Sibley: We have two to three independent Mississippi banks in our market. We do have some competitive issues from regionals. There are 15 banks here. We work off of relationships. Our clients know us and they can call us because they know we can give them an answer. We have been successful in beating banks in that area. I don’t know how much longer that will be an advantage.

It has been nearly a year since the presidential election with few, if any, cases of regulatory relief. Are you still optimistic? What regulations do you want changed?

Gentry: The most important thing for us has been the issues with mortgage lending. In our area we can take the paperwork for a $5 million commercial loan and a $2 million ag loan and stack them up against a $20,000 home mortgage and the [mortgage] will have more paper than the other two combined. Something is wrong there.

Washington has failed to, in my opinion, protect the intended class of people. If we have a little lady with shaky credit who needs a $20,000 home improvement loan for air conditioning or a new roof … we can’t help her under the current regs even if she has been a long-time customer. We don’t like that because we’re her to serve our local communities. And we don’t need the [Consumer Financial Protection Bureau] telling us how to do it.

We are having to do a lot of work for the federal government collecting all this data. Coming from a smaller community bank, we’re taking people out of production and putting them into compliance. You can’t afford to do that.

Murphy: The Treasury has come up with roughly 200 initiatives [to improve regulation for banks], of which roughly two-thirds do not require legislative action. I am optimistic that they will go through them in an orderly fashion and do a lot of work that can make a difference. And the tone has changed. I am less optimistic with the Senate being able to make real material changes. It is disappointing that they’re in gridlock. But if they get a little momentum with taxes, there will be some things that are not controversial if we get a bill.
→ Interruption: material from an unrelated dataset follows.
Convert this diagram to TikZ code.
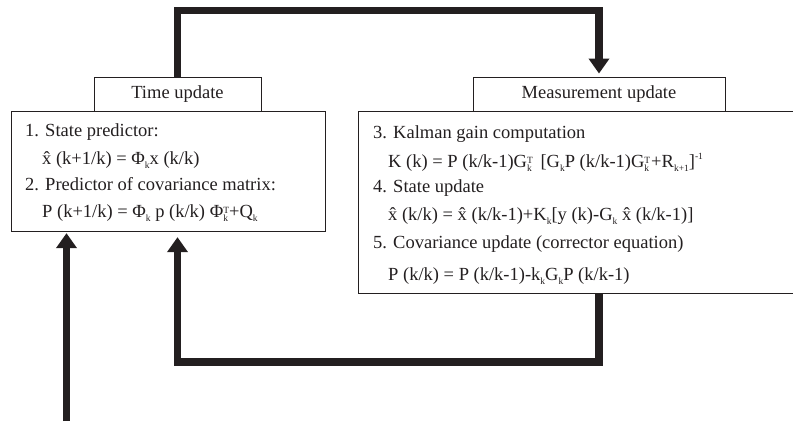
\documentclass[tikz,border=0pt]{standalone}
\usepackage{fontspec}
\setmainfont{Liberation Serif}
\usetikzlibrary{arrows.meta}

% small lowered / raised indices set in text
\newcommand\lo[1]{\raisebox{-0.22em}{\fontsize{9.5}{9.5}\selectfont #1}}
\newcommand\hi[1]{\raisebox{0.42em}{\fontsize{9.5}{9.5}\selectfont #1}}
% raised index stacked over a lowered one
\newcommand\hilo[2]{\raisebox{-4.2pt}{\fontsize{9.5}{9.5}\selectfont
  \shortstack[l]{#1\\[-1.5pt]#2}}}
% x with a circumflex above it
\newcommand\hx{x\char"0302}

\definecolor{ink}{RGB}{35,31,32}

\begin{document}
\begin{tikzpicture}[x=1pt,y=-1pt,
  every node/.style={text=ink},
  box/.style={draw=ink, line width=0.9pt, rectangle, inner sep=0pt},
  txt/.style={anchor=base west, inner sep=0pt,
    font=\fontsize{18.5}{22}\selectfont},
  flow/.style={draw=ink, line width=7.5pt, line join=miter,
    -{Triangle[width=20pt,length=15pt]}}]

\useasboundingbox (0,0) rectangle (793,421);
\begin{scope}
\clip (0,0) rectangle (793,421);

% body boxes
\node[box, minimum width=314pt, minimum height=119.5pt] (timebox) at (168,171.25) {};
\node[box, minimum width=452pt, minimum height=181.5pt] (measbody) at (584,202.25) {};

% header boxes
\node[box, minimum width=167pt, minimum height=34.5pt,
      font=\fontsize{18.5}{22}\selectfont] (timehdr) at (177.5,94.25) {Time update};
\node[box, minimum width=252pt, minimum height=34.5pt,
      font=\fontsize{18.5}{22}\selectfont] (meashdr) at (599,94.25) {Measurement update};

% time update equations
\node[txt] (t1) at (25,136.7) {1. State predictor:};
\node[txt] (t2) at (42,164.8) {\hx\ (k+1/k) = Φ\lo{k}x (k/k)};
\node[txt] (t3) at (25,190.5) {2. Predictor of covariance matrix:};
\node[txt] (t4) at (42,217.3) {P (k+1/k) = Φ\lo{k} p (k/k) Φ\hilo{T}{k}+Q\lo{k}};

% measurement update equations
\node[txt] (r1) at (373,138.3) {3. Kalman gain computation};
\node[txt] (r2) at (388,167) {K (k) = P (k/k-1)G\hilo{T}{k}\hspace{3pt} [G\lo{k}P (k/k-1)G\hilo{T}{k}\hspace{1pt}+R\lo{k+1}]\hi{-1}};
\node[txt] (r3) at (373,192.3) {4. State update};
\node[txt] (r4) at (388,220.7) {\hx\ (k/k) = \hx\ (k/k-1)+K\lo{k}[y (k)-G\lo{k} \hx\ (k/k-1)]};
\node[txt] (r5) at (373,248.3) {5. Covariance update (corrector equation)};
\node[txt] (r6) at (388,280) {P (k/k) = P (k/k-1)-k\lo{k}G\lo{k}P (k/k-1)};

% loop from time update to measurement update
\coordinate (topy) at (0,10.7);
\draw[flow] (timehdr.north) |- (topy -| meashdr.north) -- ([yshift=3pt]meashdr.north);

% feedback from measurement update to time update
\coordinate (boty) at (0,362);
\draw[flow] (meashdr |- measbody.south) |- (boty -| timehdr) -- ([yshift=-5.7pt]timehdr |- timebox.south);

% external input
\coordinate (input) at (66.5,421);
\draw[flow] (input) -- ([yshift=-1.7pt]input |- timebox.south);
\end{scope}
\end{tikzpicture}
\end{document}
Taylor: I just got back from Washington. I don’t see legislative [action]. I see action from the people who will be appointed [to regulatory posts]. Capital is the biggest issue. Still a lot of the burdens will stay in place even if we get relief. Take the forms and platforms in place for real estate lending. We’re unlikely to change that even if they relieve us of having to do it.

Sibley: The HMDA [Home Mortgage Disclosure Act] and real estate lending rules are really burdensome on smaller banks because we don’t have the staff or the training to stay up to date. That’s a big issue for a bank of our size. The proposed rule for small-business data collection will be a nightmare. We just started reviewing that, and it will take away our competitive advantage of giving you a quicker answer. It is going to slow our process down, which will give larger banks an advantage.